NOTE: In order to have the aforesaid shares voted, this Voting Instruction Card MUST be returned before 3:00 p.m., August 25, 2006.

PLEASE VOTE, DATE AND SIGN ON REVERSE SIDE AND RETURN PROMPTLY IN THE ENCLOSED ENVELOPE.

Please sign this Voting Instruction Card exactly as your name(s) appear(s) on the books of the Depositary. Joint owners should each sign personally. Trustees and other fiduciaries should indicate the capacity in which they sign, and where more than one name appears, a majority must sign. In case of a corporation, this signature should be that of an authorized officer who should state his or her title.

ORDINARY RESOLUTIONS

    1(i). To re-elect Mr. Kheng Nam Lee as Director to serve for the ensuing two years and until his successor is elected and duly qualified.

    1(ii) To re-elect Mr. Fansheng Guo as Director to serve for the ensuing two years and until his successor is elected and duly qualified.

2.   To approve the appointment of Deloitte Touche Tohmatsu CPA Ltd. as our independent auditors for a term ending at our next annual general meeting to be held in 2007 and to authorize the board of directors to determine their remuneration.

3.   To consider and approve the audited consolidated financial statements for the year 2005 together with the Reports of the Directors and the Auditors thereon.

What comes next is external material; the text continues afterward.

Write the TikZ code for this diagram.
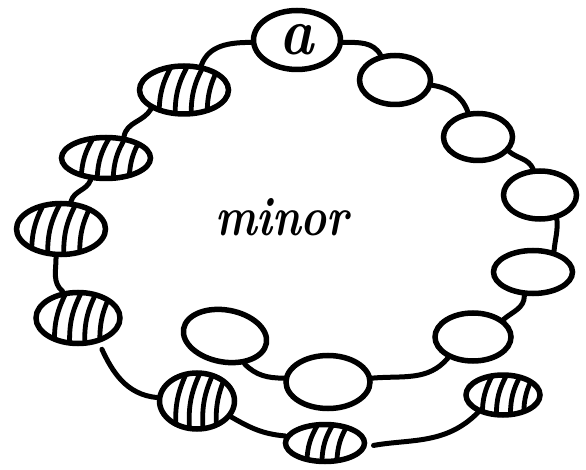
\documentclass[tikz,border=0pt]{standalone}
\usepackage{tikz}
\usetikzlibrary{shapes.geometric,calc}
\tikzset{
  bead/.style={ellipse,draw,line width=5.5pt,inner sep=0pt},
  striped/.style={bead,path picture={
    \foreach \f in {#1}
      \draw[line width=4.8pt,line cap=round]
        ($(path picture bounding box.south west)!\f!(path picture bounding box.south east)$)
        to[bend left=14]
        ($(path picture bounding box.north west)!{\f+0.14}!(path picture bounding box.north east)$);
  }},
  striped/.default={0.22,0.4,0.58,0.76},
  link/.style={line width=5pt,line cap=round},
}

\begin{document}
\begin{tikzpicture}[x=1pt,y=1pt]
\useasboundingbox (0,0) rectangle (586,-470);
% plain beads, top and right
\node[bead,minimum width=87pt,minimum height=59pt] (a) at (297,-40) {\scalebox{1}[1.15]{\fontsize{58}{60}\selectfont\bfseries\itshape a}};
\node[bead,minimum width=71pt,minimum height=49pt] (e1) at (395,-80) {};
\node[bead,minimum width=69pt,minimum height=47pt] (e2) at (478,-137) {};
\node[bead,minimum width=73pt,minimum height=48pt] (e3) at (540,-195) {};
\node[bead,minimum width=79pt,minimum height=43pt] (e4) at (533,-272) {};
\node[bead,minimum width=76pt,minimum height=48pt] (e5) at (473,-337) {};
\node[bead,minimum width=84pt,minimum height=53pt] (e6) at (328,-382) {};
\node[bead,minimum width=84pt,minimum height=52pt,rotate=-10] (e7) at (225,-336) {};
% striped beads, left and bottom
\node[striped,minimum width=89pt,minimum height=48pt] (h1) at (184,-90) {};
\node[striped,minimum width=89pt,minimum height=41pt] (h2) at (106,-158) {};
\node[striped={0.17,0.35,0.53,0.71},minimum width=89pt,minimum height=51pt] (h3) at (61,-229) {};
\node[striped,minimum width=84pt,minimum height=51pt] (h4) at (78,-318) {};
\node[striped,minimum width=75pt,minimum height=56pt] (h5) at (197,-401) {};
\node[striped={0.27,0.46,0.65},minimum width=79pt,minimum height=37pt] (h6) at (325,-443) {};
\node[striped={0.22,0.41,0.6,0.78},minimum width=74pt,minimum height=40pt] (h7) at (503,-395) {};
\node (minortext) at (282,-217) {\scalebox{1}[1.25]{\fontsize{44}{48}\selectfont\bfseries\itshape minor}};
% the string
\draw[link] (h1.55) to[out=70,in=180] (a.183);
\draw[link] (a.-3) to[out=0,in=120] (e1.120);
\draw[link] (e1.-8) to[out=-10,in=110] (e2.112);
\draw[link] (e2.-25) to[out=-40,in=115] (e3.105);
\draw[link] (e3.-55) to[out=-85,in=85] (e4.45);
\draw[link] (e4.-110) to[out=-90,in=40] (e5.30);
\draw[link] (e5.-140) to[out=-130,in=5] (e6.5);
\draw[link] (e7.-45) to[out=-45,in=180] (e6.175);
\draw[link] (h1.-150) to[out=-120,in=80] (h2.50);
\draw[link] (h2.-125) to[out=-110,in=75] (h3.70);
\draw[link] (h3.-100) to[out=-90,in=140] (h4.120);
\draw[link,shorten <=7pt] (h4.-50) to[out=-65,in=175] (h5.175);
\draw[link] (h5.-25) to[out=-30,in=175] (h6.170);
\draw[link,shorten <=7pt] (h6.-5) to[out=10,in=-135] (h7.-145);
\end{tikzpicture}
\end{document}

4.   To authorize our board of directors during the next year to issue ordinary shares or preference shares upon such terms and conditions as the board of directors, in its discretion, shall determine.

5.   To approve the increase in the number of ordinary shares available for issuance under the 2004 Stock Incentive Plan by 5,000,000 ordinary shares to 15,688,488 ordinary shares.